There were no statistically significant differences between Absorb and the control on any of the secondary endpoints – but one red flag did emerge in the one-year rates of in-stent thrombosis.

At 1.5% for Absorb and 0.7% for Xience in the intent-to-treat group, this difference was not statistically significant, at p=0.13, but the rate of subacute device thrombosis – that occurring between 24 hours and 30 days after the procedure – was significantly higher in the Absorb group. In the as-treated cohort, though, thrombosis rates did not differ significantly between the devices during any interval.

This is a concern because much of the rationale for bioresorbable stents is that their elimination from the body does away with device thrombosis, among other adverse events, at a much later stage. If using Absorb in preference to Xience means that patients are merely swapping very late thrombosis for clots during the subacute period, the appeal of the device wanes.

Sole occupier

There are other pros and cons of the Absorb III trial: on one hand, for instance, the patients in the study were probably easier to treat than those likely to be encountered in real-life practice; on the other, Xience is the right comparator, being not only the bestseller but generally acknowledged as the gold standard among DESs.

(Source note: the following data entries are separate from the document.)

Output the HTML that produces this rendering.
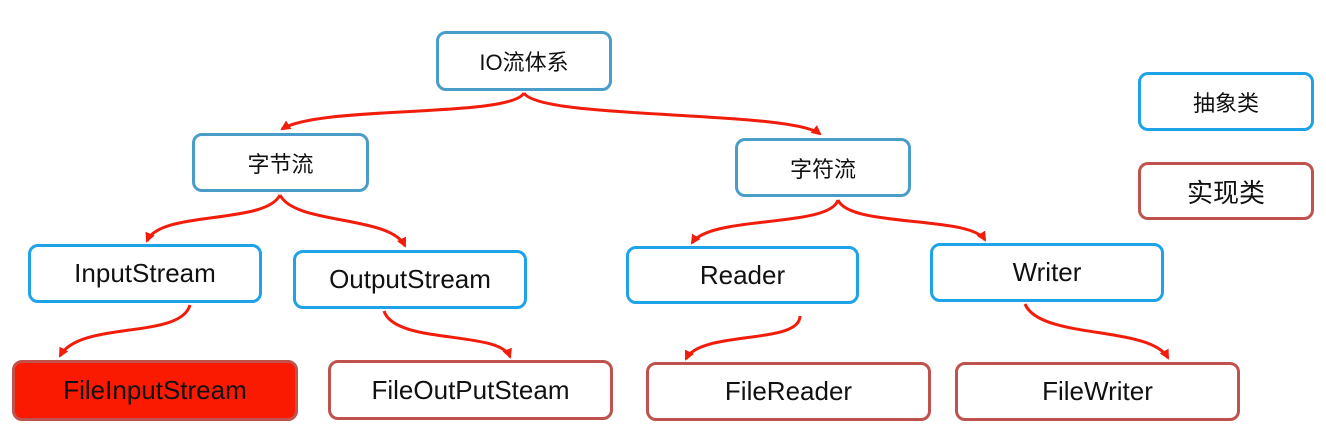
<!DOCTYPE html>
<html><head><meta charset="utf-8"><style>
body{margin:0;width:1326px;height:431px;background:#fff;position:relative;overflow:hidden;font-family:"Liberation Sans","Noto Sans CJK SC",sans-serif}
.b{position:absolute;box-sizing:border-box;border:3px solid #4a9dc9;border-radius:10px;background:#fff;display:flex;align-items:center;justify-content:center;color:#111}
.c{font-size:22px}
.e{font-size:26px;border-color:#1ea3e8}
.r{border-color:#c0524d;font-size:26px}
svg{position:absolute;left:0;top:0}
</style></head><body>
<svg width="1326" height="431"><defs><marker id="a" markerUnits="userSpaceOnUse" markerWidth="12" markerHeight="12" refX="8" refY="6" orient="auto"><path d="M0,1 L10,6 L0,11 z" fill="#f21c0a"/></marker></defs>
<g fill="none" stroke="#f21c0a" stroke-width="3" marker-end="url(#a)">
<path d="M524,93 C510,118 320,105 282,129"/>
<path d="M524,93 C540,120 790,110 820,134"/>
<path d="M280,195 C265,225 160,210 147,241"/>
<path d="M280,195 C295,225 390,215 405,246"/>
<path d="M838,200 C830,228 710,215 692,243"/>
<path d="M838,200 C850,228 970,215 985,240"/>
<path d="M190,305 C180,340 80,320 60,356"/>
<path d="M384,311 C395,345 500,330 510,357"/>
<path d="M800,316 C800,345 700,330 686,359"/>
<path d="M1025,304 C1040,340 1150,325 1168,358"/>
</g></svg>
<div class="b c" style="left:436px;top:31px;width:176px;height:60px">IO流体系</div>
<div class="b c" style="left:192px;top:133px;width:177px;height:59px">字节流</div>
<div class="b c" style="left:735px;top:138px;width:176px;height:59px">字符流</div>
<div class="b c" style="left:1138px;top:72px;width:176px;height:59px;border-color:#1ea3e8">抽象类</div>
<div class="b r" style="left:1138px;top:162px;width:176px;height:58px">实现类</div>
<div class="b e" style="left:28px;top:244px;width:234px;height:59px">InputStream</div>
<div class="b e" style="left:293px;top:250px;width:234px;height:59px">OutputStream</div>
<div class="b e" style="left:626px;top:246px;width:233px;height:58px">Reader</div>
<div class="b e" style="left:930px;top:243px;width:234px;height:59px">Writer</div>
<div class="b r" style="left:12px;top:360px;width:286px;height:61px;background:#fa1a02">FileInputStream</div>
<div class="b r" style="left:328px;top:360px;width:285px;height:60px">FileOutPutSteam</div>
<div class="b r" style="left:646px;top:362px;width:285px;height:59px">FileReader</div>
<div class="b r" style="left:955px;top:362px;width:285px;height:59px">FileWriter</div>
</body></html>
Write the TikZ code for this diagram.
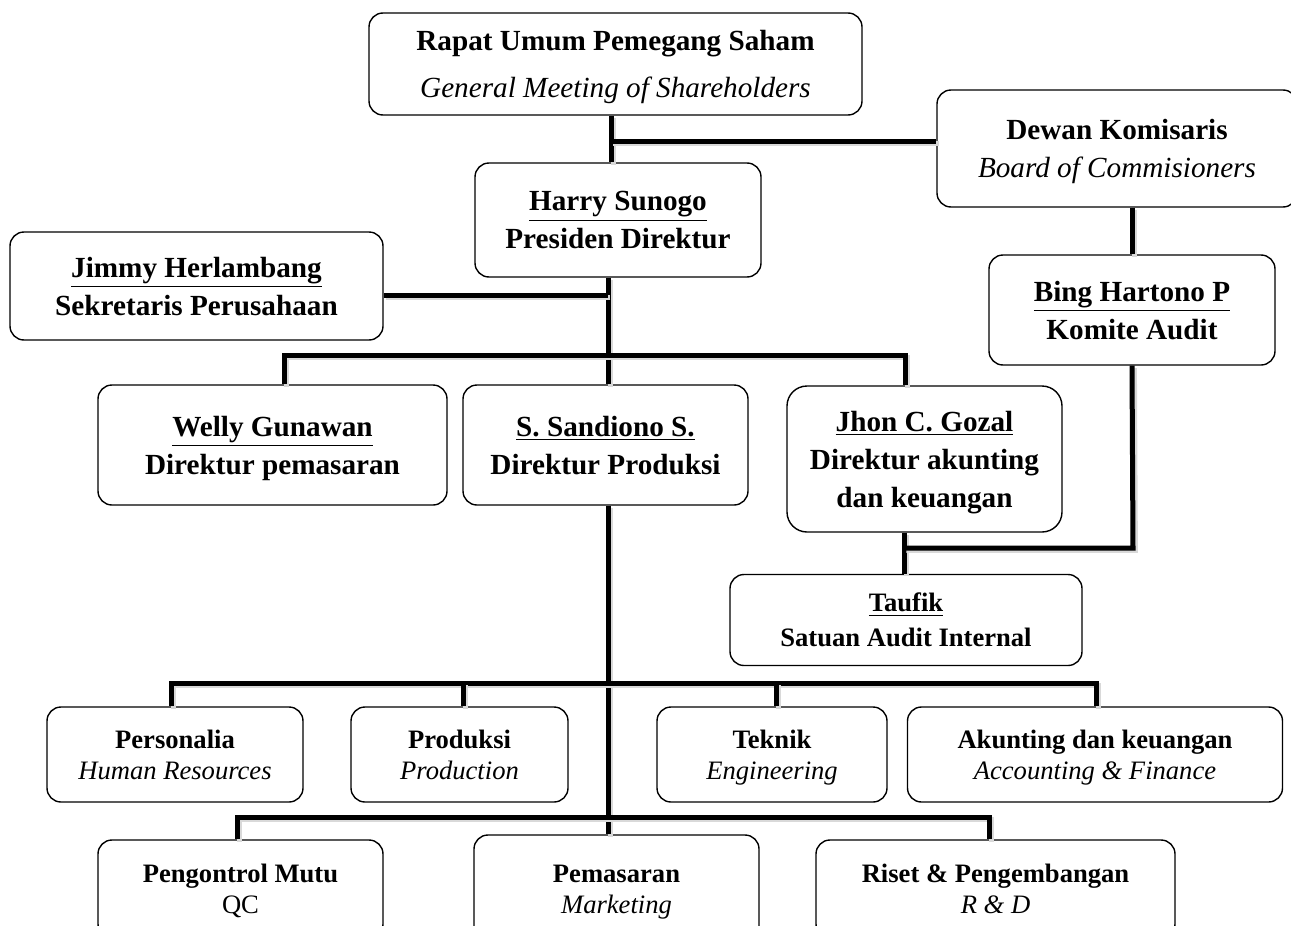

Be that as it may, the primary endpoint was met and the data are almost certainly good enough for approval. One of only two dissolving scaffolds on sale in Europe, Absorb will have the US market for itself for some years yet.

The other CE marked product is Elixir Medical’s DESolve, which reached Europe around two years after Absorb (CE mark for dissolving stent pits Elixir against Abbott, June 10, 2013). DESolve is not in any US clinical trials according to clinicaltrials.gov; whether a relatively small private company could afford to run a US approval trial is open to question.

Biotronik is also developing an absorbable stent, which unlike Absorb and DESolve, is made of metal. Data from the first human trial of the Dreams 2G device were also presented at TCT, and while these were positive this magnesium alloy scaffold is unlikely to reach market within the year.

Drug-eluting stents - the billion-dollar sellers
Global sales ($m)
Company Device 2014 2020 CAGR
Abbott Laboratories Absorb 142 825 +34%
Abbott Laboratories Xience 1,321 660 -11%
Abbott Laboratories Drug-eluting stents/ bioresorbable vascular scaffolds total 1,463 1,484 +0%
Boston Scientific Taxus and Taxus Element 81 45 -9%
Boston Scientific Promus and Promus Element 970 660 -6%
Boston Scientific Synergy 82 421 +31%
Boston Scientific Other drug-eluting stents 18 100 +33%
Boston Scientific Drug-eluting coronary stents total 1,151 1,226 +1%
Medtronic Endeavor/Resolute - total 1,068 968 -2%

Absorb’s chances of taking off in the US are heavily dependent on whether interventional cardiologists see the potential advantages of Absorb as worth switching to a new device, and one that is harder to implant than metallic DESs.

If it does sell well it is not inconceivable that the other two players here, Medtronic and Boston Scientific, will want a piece of the action. Boston is in early trials with a bioresorbable scaffold and has also formed agreements with other smaller groups with similar technologies.

Medtronic, however, is not known to have made any concrete efforts in this space. With its DES sales forecast to drop 2% to the wrong side of the billion-dollar mark in 2020, and having shown itself to have an almost insatiable appetite for tuck-in acquisitions, a match-up between Medtronic and Elixir Medical or Biotronik would turn an interesting technological development into the next interventional cardiology battleground.